Kuczma stwierdził ponadto, że w tej chwili trudno o prognozy rozwoju sytuacji. Jednak wedle niego teraz Sąd Najwyższy powinien stwierdzić, czy istotnie doszło do masowych naruszeń prawa wyborczego i jaki był ich wpływ na ostateczny wynik elekcji (decyzja jest spodziewana w najbliższych dniach, być może już w piątek). Za kolejny krok ukraiński prezydent uznał przeprowadzenie reformy politycznej, w wyniku której odpowiedzialność za losy państwa wziąłby na siebie Parlament. Później, o ile potwierdziłyby się liczne doniesienie o sfałszowaniu wyborów, należałoby się zastanowić w jaki sposób i kiedy przeprowadzić proces wyborczy od nowa.

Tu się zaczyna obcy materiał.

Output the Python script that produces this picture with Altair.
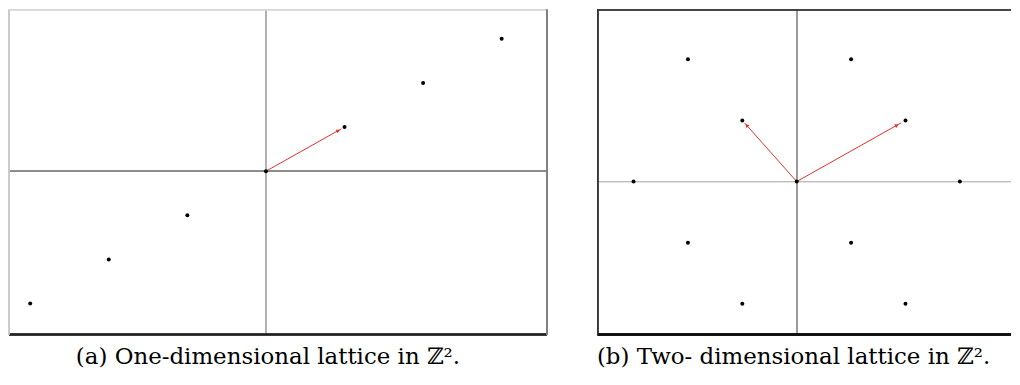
import math
import altair as alt
import pandas as pd

# ---- Panel (a): one-dimensional lattice generated by (2, 1)
a_pts_x = [-6, -4, -2, 0, 2, 4, 6]
a_pts_y = [-3, -2, -1, 0, 1, 2, 3]
a_vec_x = [2]
a_vec_y = [1]
a_xdom = [-6.54, 7.15]
a_ydom = [-3.70, 3.66]

# ---- Panel (b): two-dimensional lattice generated by (2, 1) and (-1, 1)
b_pts_x = [-2, 1, 4, -1, 2, -3, 0, 3, -2, 1, 4, -1, 2]
b_pts_y = [2, 2, 2, 1, 1, 0, 0, 0, -1, -1, -1, -2, -2]
b_vec_x = [2, -1]
b_vec_y = [1, 1]
b_xdom = [-3.66, 3.94]
b_ydom = [-2.50, 2.81]

caption_a = "(a) One-dimensional lattice in ℤ²."
caption_b = "(b) Two- dimensional lattice in ℤ²."

H = 326
A_W = 540
B_W = 415
FONT = "DejaVu Serif"
RED = "#e0302e"


def panel(px, py, vx, vy, xdom, ydom, w, h, caption, anchor, dx,
          hcol, vcol, top_col, left_col, right_col, bottom_col, draw_right=True):
    xs = alt.Scale(domain=xdom, nice=False, zero=False)
    ys = alt.Scale(domain=ydom, nice=False, zero=False)
    pxu = w / (xdom[1] - xdom[0])
    pyu = h / (ydom[1] - ydom[0])

    pts = pd.DataFrame({"x": px, "y": py})
    vec = pd.DataFrame({"x0": [0] * len(vx), "y0": [0] * len(vy),
                        "x1": [v * 0.96 for v in vx], "y1": [v * 0.96 for v in vy],
                        "hx": [v * 0.92 for v in vx], "hy": [v * 0.92 for v in vy],
                        "ang": [(math.degrees(math.atan2(-b * pyu, a * pxu)) + 360) % 360
                                for a, b in zip(vx, vy)]})

    X = lambda f: alt.X(f, type="quantitative", scale=xs, axis=None)
    Y = lambda f: alt.Y(f, type="quantitative", scale=ys, axis=None)

    haxis = alt.Chart(pts).mark_rule(color=hcol, strokeWidth=1).encode(
        y=alt.Y(datum=0, scale=ys, axis=None),
        x=alt.X(datum=xdom[0], scale=xs, axis=None), x2=alt.X2(datum=xdom[1]))
    vaxis = alt.Chart(pts).mark_rule(color=vcol, strokeWidth=1).encode(
        x=alt.X(datum=0, scale=xs, axis=None),
        y=alt.Y(datum=ydom[0], scale=ys, axis=None), y2=alt.Y2(datum=ydom[1]))

    borders = [
        alt.Chart(pts).mark_rule(color=top_col, strokeWidth=1).encode(
            y=alt.Y(datum=ydom[1], scale=ys, axis=None),
            x=alt.X(datum=xdom[0], scale=xs, axis=None), x2=alt.X2(datum=xdom[1])),
        alt.Chart(pts).mark_rule(color=bottom_col, strokeWidth=1.5).encode(
            y=alt.Y(datum=ydom[0], scale=ys, axis=None),
            x=alt.X(datum=xdom[0], scale=xs, axis=None), x2=alt.X2(datum=xdom[1])),
        alt.Chart(pts).mark_rule(color=left_col, strokeWidth=1).encode(
            x=alt.X(datum=xdom[0], scale=xs, axis=None),
            y=alt.Y(datum=ydom[0], scale=ys, axis=None), y2=alt.Y2(datum=ydom[1])),
    ]
    if draw_right:
        borders.append(alt.Chart(pts).mark_rule(color=right_col, strokeWidth=1.5).encode(
            x=alt.X(datum=xdom[1], scale=xs, axis=None),
            y=alt.Y(datum=ydom[0], scale=ys, axis=None), y2=alt.Y2(datum=ydom[1])))

    lines = alt.Chart(vec).mark_rule(color=RED, strokeWidth=1).encode(
        x=X("x0"), y=Y("y0"), x2="x1", y2="y1")
    heads = alt.Chart(vec).mark_point(shape="triangle-right", filled=True, color=RED,
                                      size=18, opacity=1).encode(
        x=X("hx"), y=Y("hy"), angle=alt.Angle("ang:Q", scale=None))
    dots = alt.Chart(pts).mark_circle(color="black", size=16, opacity=1, clip=True).encode(
        x=X("x"), y=Y("y"))

    return alt.layer(haxis, vaxis, *borders, lines, heads, dots).properties(
        width=w, height=h,
        title=alt.TitleParams(caption, orient="bottom", anchor=anchor, dx=dx,
                              offset=29, baseline="alphabetic", font=FONT,
                              fontSize=23, fontWeight="normal", color="black"))


pa = panel(a_pts_x, a_pts_y, a_vec_x, a_vec_y, a_xdom, a_ydom, A_W, H, caption_a,
           "middle", -10, "#8a8a8a", "#b0b0b0", "#d8d8d8", "#cccccc", "#808080", "#222222")
pb = panel(b_pts_x, b_pts_y, b_vec_x, b_vec_y, b_xdom, b_ydom, B_W, H, caption_b,
           "start", 0, "#bdbdbd", "#9a9a9a", "#444444", "#333333", "#333333", "#111111",
           draw_right=False)

chart = alt.hconcat(pa, pb, spacing=49).properties(padding=0).configure_view(stroke=None)
chart.save("out.html", embed_options={"renderer": "svg", "actions": False})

Prezydent Ukrainy podziękował także W. Putinowi za zaangażowanie Rosji w próby rozwiązania kryzysu.
Ze słowami gościa zgodził się rosyjski prezydent, który skomentował pomysł powtórzenia tylko drugiej tury wyborów następująco: „To niczego nie da. Powtórne głosowanie można przeprowadzić trzy, cztery, dwadzieścia pięć razy, aż jedna ze stron nie uzyska korzystnych dla siebie wyników”. Wyraził on również przekonanie, że powtórne głosowanie byłoby rozwiązaniem niekonstytucyjnym.
Tymczasem jeden z członków CKW, Rusłan Kniaziewicz, potwierdził fakt masowego fałszerstwa drugiej tury wyborów. Wedle jego słów, 21 listopada po godzinie 20.00 wrzucono nielegalnie do urn około miliona kart do głosowania (w obwodach Donieckim, Ługańskim, Charkowskim, Zaporoskim i Dniepropietrowskim).